We somehow tricked the boy into believing that we were taking him on a Hawaiian vacation for his birthday and not for our own selfish reasons, even though spring break is at the end of March and his birthday isn’t until May. How long are these kids going to be such gullible suckers? Tom loves Hawaii and would go at the drop of a hat, and I was happy to use any excuse to get the boy to accept a family vacation in lieu of a birthday party. We had enjoyed a beach vacation in Puerto Vallarta not too long ago and I was hesitant to book another beach vacation so soon. It seemed gratuitous, and I prefer metropolitan cityscapes anyway. After a couple of bone-chilling cold spells in February and March, however, we were ready to embrace the tropics, and Maui did not disappoint.

The first time Tom and I went to Maui in 2009 we took along my mom, Tom’s dad, and our baby girl, a 9 month old infant at the time. One of the major sightseeing attractions of Maui is the Road to Hana, a 30 mile stretch of narrow, winding mountain highway. You have to wake up ridiculously early and devote at least 12 hours to the many stops along the way, neither of which we did when we attempted the Road to Hana with our parents. We never reached Hana in that first attempt. My mom was sick so she stayed behind in the car while Tom, his dad, and I fumbled our way through the jungle in search of Maui’s famous waterfalls. We chased the sound of rushing water but were woefully inept at discovering Hana’s hidden treasures.
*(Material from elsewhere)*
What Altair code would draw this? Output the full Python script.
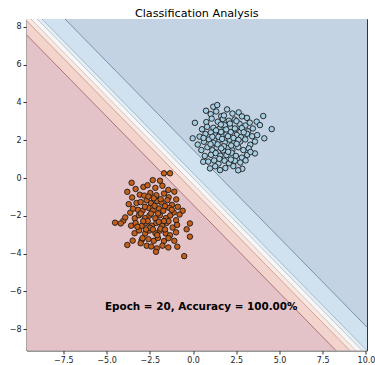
import altair as alt
import pandas as pd

# ---------------- data ----------------
title_text = "Classification Analysis"
note_text = "Epoch = 20, Accuracy = 100.00%"
note_x = [-5.09]
note_y = [-6.82]

x_domain = [-9.63, 10.06]
y_domain = [-9.12, 8.41]
x_ticks = [-7.5, -5.0, -2.5, 0.0, 2.5, 5.0, 7.5, 10.0]
y_ticks = [-8, -6, -4, -2, 0, 2, 4, 6, 8]

# decision-boundary contour lines: y = slope * x + intercept
boundary_slope = -0.933
boundary_intercepts = [-1.41, -0.66, -0.33, 0.00, 0.26, 1.50]
band_names = ["b0", "b1", "b2", "b3", "b4", "b5", "b6"]
band_colors = ["#e4c3c8", "#f2d4cd", "#f9e8e2", "#f7f7f7", "#e4eef5", "#d0e2ef", "#c3d3e3"]
line_names = ["l0", "l1", "l2", "l3", "l4", "l5"]
line_colors = ["#9a5560", "#c39085", "#cdb7b0", "#b2bcc6", "#98acc0", "#5f7d99"]

blue_x = [0.11, -0.02, 0.75, 1.17, 1.40, 4.06, 4.55, 4.12, 3.68, 3.87, 2.85, 3.58, 1.56, 0.98, 0.59,
          1.02, 1.34, 1.63, 1.97, 2.28, 2.64, 2.83, 3.12,
          0.77, 1.08, 1.43, 1.72, 2.07, 2.41, 2.69, 3.03, 3.28,
          0.52, 0.81, 1.18, 1.53, 1.84, 2.16, 2.47, 2.82, 3.18, 3.46,
          0.38, 0.72, 1.03, 1.29, 1.62, 1.93, 2.18, 2.53, 2.77, 3.12, 3.42, 3.71,
          0.27, 0.63, 0.92, 1.17, 1.52, 1.83, 2.12, 2.37, 2.73, 3.02, 3.31, 3.58,
          0.48, 0.83, 1.12, 1.37, 1.73, 2.03, 2.27, 2.62, 2.91, 3.22,
          0.68, 1.04, 1.31, 1.58, 1.93, 2.23, 2.48, 2.82, 3.13,
          0.88, 1.22, 1.47, 1.82, 2.08, 2.42, 2.73, 3.04,
          1.28, 1.87, 2.33, 2.61,
          1.47, 1.68, 1.92, 2.02, 2.34, 1.42, 2.21, 1.61, 2.63, 1.12, 2.03, 1.78, 2.42, 1.33,
          2.93, 1.01, 2.52, 1.63, 2.13, 1.79, 2.51, 1.52, 2.19, 0.61, 3.32]
blue_y = [2.92, 2.10, 3.56, 3.77, 3.86, 3.28, 2.59, 2.10, 2.98, 2.80, 0.49, 1.30, 0.42, 0.51, 0.86,
          3.38, 3.52, 3.27, 3.63, 3.41, 3.47, 3.26, 3.18,
          2.96, 3.14, 2.98, 3.12, 3.03, 3.09, 2.87, 2.78, 2.93,
          2.58, 2.71, 2.66, 2.61, 2.79, 2.69, 2.57, 2.64, 2.47, 2.62,
          2.19, 2.33, 2.41, 2.27, 2.44, 2.31, 2.43, 2.28, 2.16, 2.34, 2.21, 2.27,
          1.77, 1.92, 2.04, 1.87, 2.02, 1.88, 2.03, 1.86, 1.93, 2.04, 1.76, 1.93,
          1.48, 1.63, 1.47, 1.62, 1.46, 1.58, 1.47, 1.63, 1.48, 1.57,
          1.17, 1.23, 1.32, 1.18, 1.21, 1.34, 1.17, 1.08, 1.22,
          0.87, 0.93, 0.77, 0.92, 0.78, 0.91, 0.82, 0.93,
          0.62, 0.53, 0.63, 0.41,
          2.18, 2.07, 2.57, 2.21, 2.12, 1.78, 1.72, 2.83, 2.02, 2.18, 1.39, 1.68, 2.62, 2.52,
          2.42, 1.79, 1.81, 1.57, 2.88, 3.31, 3.01, 1.02, 0.98, 2.12, 1.38]

orange_x = [-4.51, -4.03, -4.18, -3.55, -3.80, -2.33, -1.91, -1.68, -1.33, -0.18, -0.37, -0.60,
            -0.18, -0.51, -0.91, -1.43, -2.10, -2.14, -2.68, -3.80, -3.49, -2.97, -3.03,
            -3.32, -2.87, -2.63, -2.18, -1.77, -1.43, -1.08,
            -3.52, -3.08, -2.82, -2.47, -2.12, -1.68, -1.41, -0.97,
            -3.72, -3.27, -3.03, -2.68, -2.43, -2.08, -1.82, -1.48, -1.22, -0.88,
            -3.63, -3.18, -2.92, -2.57, -2.33, -1.97, -1.72, -1.38, -1.12, -0.78,
            -3.92, -3.37, -3.13, -2.77, -2.52, -2.18, -1.92, -1.57, -1.32, -0.98,
            -3.58, -3.32, -2.97, -2.72, -2.38, -2.12, -1.78, -1.52, -1.18, -0.92,
            -3.38, -3.12, -2.77, -2.53, -2.17, -1.92, -1.58, -1.33, -0.98,
            -2.92, -2.58, -2.27, -2.03, -1.68, -1.42, -1.08,
            -2.42, -1.77,
            -2.43, -2.62, -1.98, -2.22, -2.78, -1.62, -2.48, -1.88, -2.72, -3.02, -1.42, -2.27,
            -1.87, -2.88, -2.02, -2.32, -3.22, -1.68, -2.58, -1.62, -1.23, -3.47, -2.07]
orange_y = [-2.36, -2.26, -2.40, -0.25, -0.73, -0.11, -0.14, 0.25, 0.25, -2.40, -2.71, -1.73,
            -3.10, -4.13, -3.63, -3.67, -3.72, -3.90, -3.58, -3.54, -3.31, -3.28, -3.45,
            -0.58, -0.47, -0.38, -0.52, -0.41, -0.63, -0.72,
            -1.03, -0.88, -0.93, -0.79, -0.91, -0.82, -1.02, -1.13,
            -1.38, -1.32, -1.27, -1.18, -1.33, -1.22, -1.29, -1.17, -1.42, -1.52,
            -1.83, -1.68, -1.73, -1.58, -1.72, -1.61, -1.73, -1.58, -1.82, -1.93,
            -2.08, -2.13, -1.97, -2.12, -1.98, -2.13, -1.97, -2.12, -1.98, -2.23,
            -2.52, -2.38, -2.53, -2.37, -2.52, -2.38, -2.53, -2.37, -2.62, -2.48,
            -2.92, -2.77, -2.93, -2.78, -2.92, -2.78, -2.93, -3.03, -2.87,
            -3.18, -3.23, -3.32, -3.17, -3.33, -3.18, -3.32,
            -3.62, -3.58,
            -1.88, -2.27, -2.32, -1.47, -1.52, -1.48, -2.63, -2.68, -2.72, -1.88, -2.28, -1.07,
            -1.12, -2.28, -1.87, -2.72, -2.58, -2.27, -0.98, -2.72, -1.68, -1.62, -3.02]

# ---------------- tables built from the arrays ----------------
far = 60.0
lows = [-far] + boundary_intercepts
highs = boundary_intercepts + [far]
band_rows = []
for name, lo, hi in zip(band_names, lows, highs):
    for xv in x_domain:
        band_rows.append({"band": name, "x": xv,
                          "y": boundary_slope * xv + lo,
                          "y2": boundary_slope * xv + hi})
bands_df = pd.DataFrame(band_rows)

line_rows = []
for name, c in zip(line_names, boundary_intercepts):
    for xv in x_domain:
        line_rows.append({"band": name, "x": xv, "y": boundary_slope * xv + c})
lines_df = pd.DataFrame(line_rows)

blue_df = pd.DataFrame({"x": blue_x, "y": blue_y})
orange_df = pd.DataFrame({"x": orange_x, "y": orange_y})
note_df = pd.DataFrame({"x": note_x, "y": note_y, "t": [note_text]})

# ---------------- encodings ----------------
FONT = "DejaVu Sans"
x_enc = alt.X("x:Q", scale=alt.Scale(domain=x_domain, nice=False, zero=False),
              axis=alt.Axis(values=x_ticks, title=None, grid=False, domain=False,
                            labelExpr="replace(format(datum.value, '.1f'), '-', '\u2212')",
                            tickSize=3.5, tickColor="#333", labelColor="#222",
                            labelFont=FONT, labelFontSize=8, labelPadding=2))
y_enc = alt.Y("y:Q", scale=alt.Scale(domain=y_domain, nice=False, zero=False),
              axis=alt.Axis(values=y_ticks, title=None, grid=False, domain=False,
                            labelExpr="replace(format(datum.value, 'd'), '-', '\u2212')",
                            tickSize=3.5, tickColor="#333", labelColor="#222",
                            labelFont=FONT, labelFontSize=8, labelPadding=2))

color_scale = alt.Scale(domain=band_names + line_names, range=band_colors + line_colors)

areas = alt.Chart(bands_df).mark_area(clip=True, opacity=1).encode(
    x=x_enc, y=y_enc, y2="y2:Q",
    color=alt.Color("band:N", scale=color_scale, legend=None))

lines = alt.Chart(lines_df).mark_line(clip=True, strokeWidth=0.8).encode(
    x=x_enc, y=y_enc,
    color=alt.Color("band:N", scale=color_scale, legend=None))

orange_pts = alt.Chart(orange_df).mark_point(
    filled=True, shape="circle", size=30, fill="#c45f1c", stroke="#1a1a1a",
    strokeWidth=0.9, opacity=1).encode(x=x_enc, y=y_enc)

blue_pts = alt.Chart(blue_df).mark_point(
    filled=True, shape="circle", size=30, fill="#a6cee3", stroke="#1a1a1a",
    strokeWidth=0.9, opacity=1).encode(x=x_enc, y=y_enc)

note = alt.Chart(note_df).mark_text(
    align="left", baseline="middle", font=FONT, fontSize=10.4,
    fontWeight="bold", color="black").encode(x=x_enc, y=y_enc, text="t:N")

chart = alt.layer(areas, lines, orange_pts, blue_pts, note).properties(
    width=340.5, height=331.5,
    title=alt.TitleParams(title_text, font=FONT, fontSize=11.2, fontWeight="normal",
                          color="black", anchor="middle", offset=0),
    padding={"left": 26.5, "top": 19, "right": 8, "bottom": 14.5},
    autosize=alt.AutoSizeParams(type="none"),
    background="white",
).configure_view(stroke="#333", strokeWidth=1)

chart.save("out.html", embed_options={"renderer": "svg", "actions": False})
Fast forward to 2018, and I know better now. We hired a private tour guide to drive us along the Road to Hana and point out all of the worthwhile stops. We started the guided tour at 6:30 A.M. and got our fill of waterfalls and beautiful beaches (with sand colors ranging from black to gray to red to powdery soft white) in the 12 hours that followed. I’ve taken over travel planning in recent years which is why we have better vacations now. I’ve also taken over photography duties from Tom which is why our family photos are so much better now too.
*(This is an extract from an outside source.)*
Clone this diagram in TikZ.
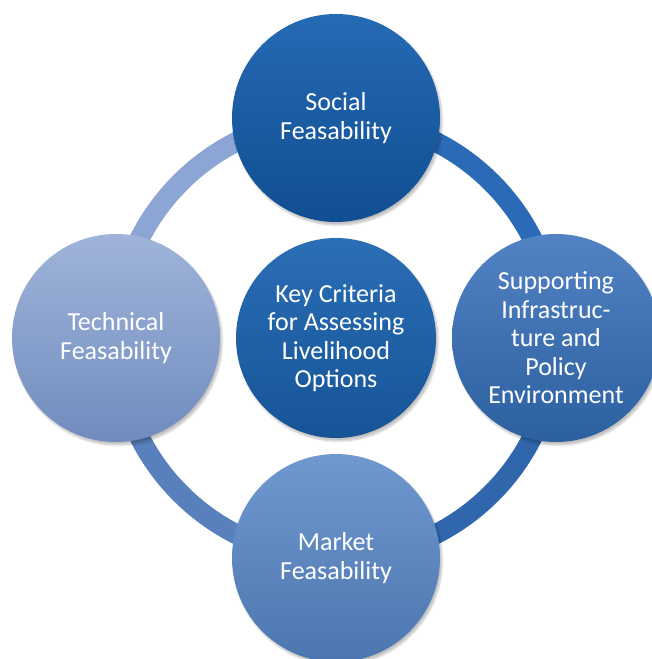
\documentclass[tikz,border=0pt]{standalone}
\usepackage{fontspec}
\setmainfont{Carlito}
\usetikzlibrary{backgrounds, shadows.blur}
\definecolor{socialtop}{RGB}{37,106,180}
\definecolor{socialbot}{RGB}{16,78,145}
\definecolor{keytop}{RGB}{42,110,182}
\definecolor{keybot}{RGB}{22,84,150}
\definecolor{supptop}{RGB}{82,130,196}
\definecolor{suppbot}{RGB}{44,96,160}
\definecolor{markettop}{RGB}{112,152,208}
\definecolor{marketbot}{RGB}{76,118,175}
\definecolor{techtop}{RGB}{160,180,218}
\definecolor{techbot}{RGB}{112,140,190}
\definecolor{ringtr}{RGB}{42,106,182}
\definecolor{ringbr}{RGB}{48,102,172}
\definecolor{ringbl}{RGB}{88,128,188}
\definecolor{ringtl}{RGB}{140,165,212}
\tikzset{
    crit/.style 2 args={circle, minimum size=208pt, inner sep=0pt, align=center, text=white, font=\fontsize{26}{28.5}\selectfont, top color=#1, bottom color=#2, blur shadow={shadow xshift=2pt, shadow yshift=-3pt, shadow opacity=25, shadow blur steps=8}},
    ringarc/.style={line width=20pt, draw=#1}
}
\begin{document}
\begin{tikzpicture}[x=1pt, y=1pt]
        \useasboundingbox (-336,-321) rectangle (315,338);
        \node[crit={socialtop}{socialbot}] (social) at (0, 220) {Social\\Feasability};
        \node[crit={supptop}{suppbot}] (supp) at (220, 0) {Supporting\\Infrastruc-\\ture and\\Policy\\Environment};
        \node[crit={markettop}{marketbot}] (market) at (0,-220) {Market\\Feasability};
        \node[crit={techtop}{techbot}] (tech) at (-220, 0) {Technical\\Feasability};
        \node[crit={keytop}{keybot}, minimum size=200pt] (key) at (0,0) {Key Criteria\\for Assessing\\Livelihood\\Options};
        \begin{scope}[on background layer]
        \draw[ringarc=ringtr] (social.center) arc[start angle=90, end angle=0, radius=220];
        \draw[ringarc=ringbr] (supp.center) arc[start angle=0, end angle=-90, radius=220];
        \draw[ringarc=ringbl] (market.center) arc[start angle=-90, end angle=-180, radius=220];
        \draw[ringarc=ringtl] (tech.center) arc[start angle=180, end angle=90, radius=220];
        \end{scope}
\end{tikzpicture}
\end{document}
We also did a morning snorkeling tour earlier in the week and saw multiple coral formations along Molokini. I kept hoping the kids would enjoy snorkeling as much as Tom and I did, but they didn’t, which made me enjoy it less as well. As much as I bluster about being selfish and self-centered, my happiness is completely dependent on my kids’ happiness. Being little more than skin and bones, the kids couldn’t stop shivering in the ocean water and were always eager to hurry back to the boat. I was bummed when they opted to skip a couple of the stops. On the last stop, the boy finally acclimated to the water and stopped shivering long enough to enjoy exploring the coral reef. Coincidentally, I had the most fun at the last stop and felt like it was the best one. There is nothing that makes your heart smile quite like your child’s smile. Despite the shivers it was a fun excursion, and we got to glimpse whales, dolphins, and sea turtles from the boat. And even though they had spent all morning in the ocean, the kids went straight into the hotel pool after lunch and stayed there until sunset. After ten consecutive hours in the water, the kids begged for a bath before bedtime. They must be part amphibian.

The kids’ love for all things aquatic didn’t end with swimming; they chowed down on shellfish, sushi, and fresh seafood like nobody’s business. When we were at a local hot spot and asked if they preferred a chicken or fish dish, they picked fished without hesitation. We had to find a crab boil joint pursuant to the girl’s request. During our fancy sushi dinner at Morimoto’s, we had to fend off our children from devouring the best pieces of sushi before we’d had a chance to eat. These kids have excellent (and expensive) taste when it comes to food, just like their mother. At Mama’s Fish House, the girl ordered the priciest item on the menu — fresh caught lobster tail. Mama’s Fish House is a Maui institution and we got a nostalgic kick out of returning there with our nine year old daughter and showing her pictures of when we took her there as a baby. At the time we were celebrating our ten year wedding anniversary and the boy hadn’t been born yet, but there’s a possibility that he was there too because he suspiciously showed up nine months after that trip. For that reason among many others, Maui will always occupy a special place in our hearts and I have a feeling we’ll be returning often.